Kindergarten Readiness


I registered my “baby” for preK last week. She will probably attend her preK classes in the same place as her preschool classes; so preK will not be a terribly traumatic step for her. However, registering her for preK, putting her in the care of the public school system, is a traumatic step for me.

I am a proponent of play-based curricula. I think play needs to be a bigger part of the curriculum throughout the educational cycle—all the way through college. During my experience as a college professor, I observed that my most successful students were the ones with the rich imaginations, the ones who weren’t afraid to play with an idea, the ones who could freely ask “what would happen if…” People learn through play, especially children, and effective educational systems develop those imaginative play and inquiry skills.

So during the orientation session, I had no concerns about a curriculum labeled as “play-based”. I was rather relieved that Milton had the good sense to choose such a curriculum. But one thing did stick with me, the quote from Harmony principal, Jeanne Smith, “it takes eleven positives to make up for one negative.” She was talking about criticism of children, and how the emphasis of the preK program was on positive interactions between children and staff.
I’ve chewed on that a lot since the orientation, wondering if it wasn’t overkill and then thinking how I react to criticism, even the most constructive kind and especially the other kind.

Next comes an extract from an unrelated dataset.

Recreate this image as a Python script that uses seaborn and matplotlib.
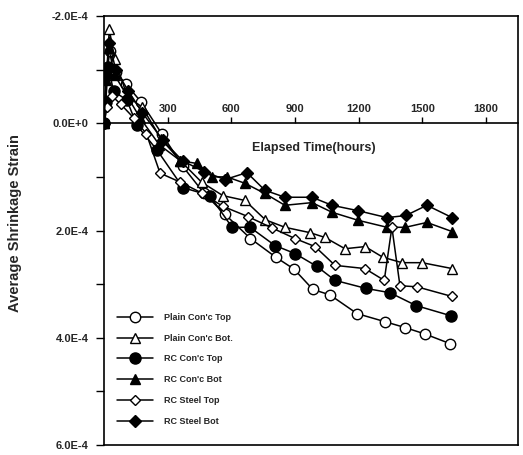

Sometimes you won't get the perfect picture. It's okay. Maybe better.
<We colored eggs at our house on Saturday, an Easter tradition for us. On Sunday, our daughter consumed six boiled eggs, making her “tummy hurt” before all was said and done, but, I digress. I was photographing the annual Easter egg coloring extravaganza, and my daughter wasn’t doing what I wanted her to do for the pictures. I don’t think she was being ornery; I honestly don’t think she understood what I wanted from the picture. Just as some harsh, critical words were forming on my tongue, I stopped and put the camera away. The pictures weren’t that important, and she wasn’t having any fun with them, I could tell.

I wandered into the hall and studied a picture that hangs on the wall, a picture of a six-year-old girl with a couple of front teeth missing. My mother loved that picture taken of me by someone who, at that time, I idolized. Every time Mom would come across that picture in a box of old photos she would retell the story of that picture—as she remembered it; then she would launch retelling into a series of idyllic memories stirred up by the picture.

To this day, when I look at the picture, I see a little girl pushing tears to the back and a forced smile to the front, trying hard to please someone whom she loves dearly but who is speaking harshly to her because she isn’t holding a prop for the photo correctly. I remember clearly that feeling of having been yelled at and wanting to be anywhere but there and have the whole picture-taking ordeal over. As that little girl stared out at me from the collage of family photos, I thought, “Jeanne Smith is right”.

One criticism can last a really long time. I’m glad I ended the egg-coloring photo session early, before uttering any harsh words, ended it early when everybody was still having fun. I caught myself this time.

I think that if I’m going to be ready for kindergarten, I need to spend a little more time with that toothless six-year-old in the picture on the wall, learning how to guide and correct with positive interactions. It doesn’t mean that there won’t be discipline and time outs and consequences for actions and poor judgment in our house, but not holding a prop the way a family photographer can’t articulate is not something worth yelling about. I will watch the cutting criticism and personal commentary, and do my best to make sure my daughter knows she’s loved and valued and worth every minute of my time.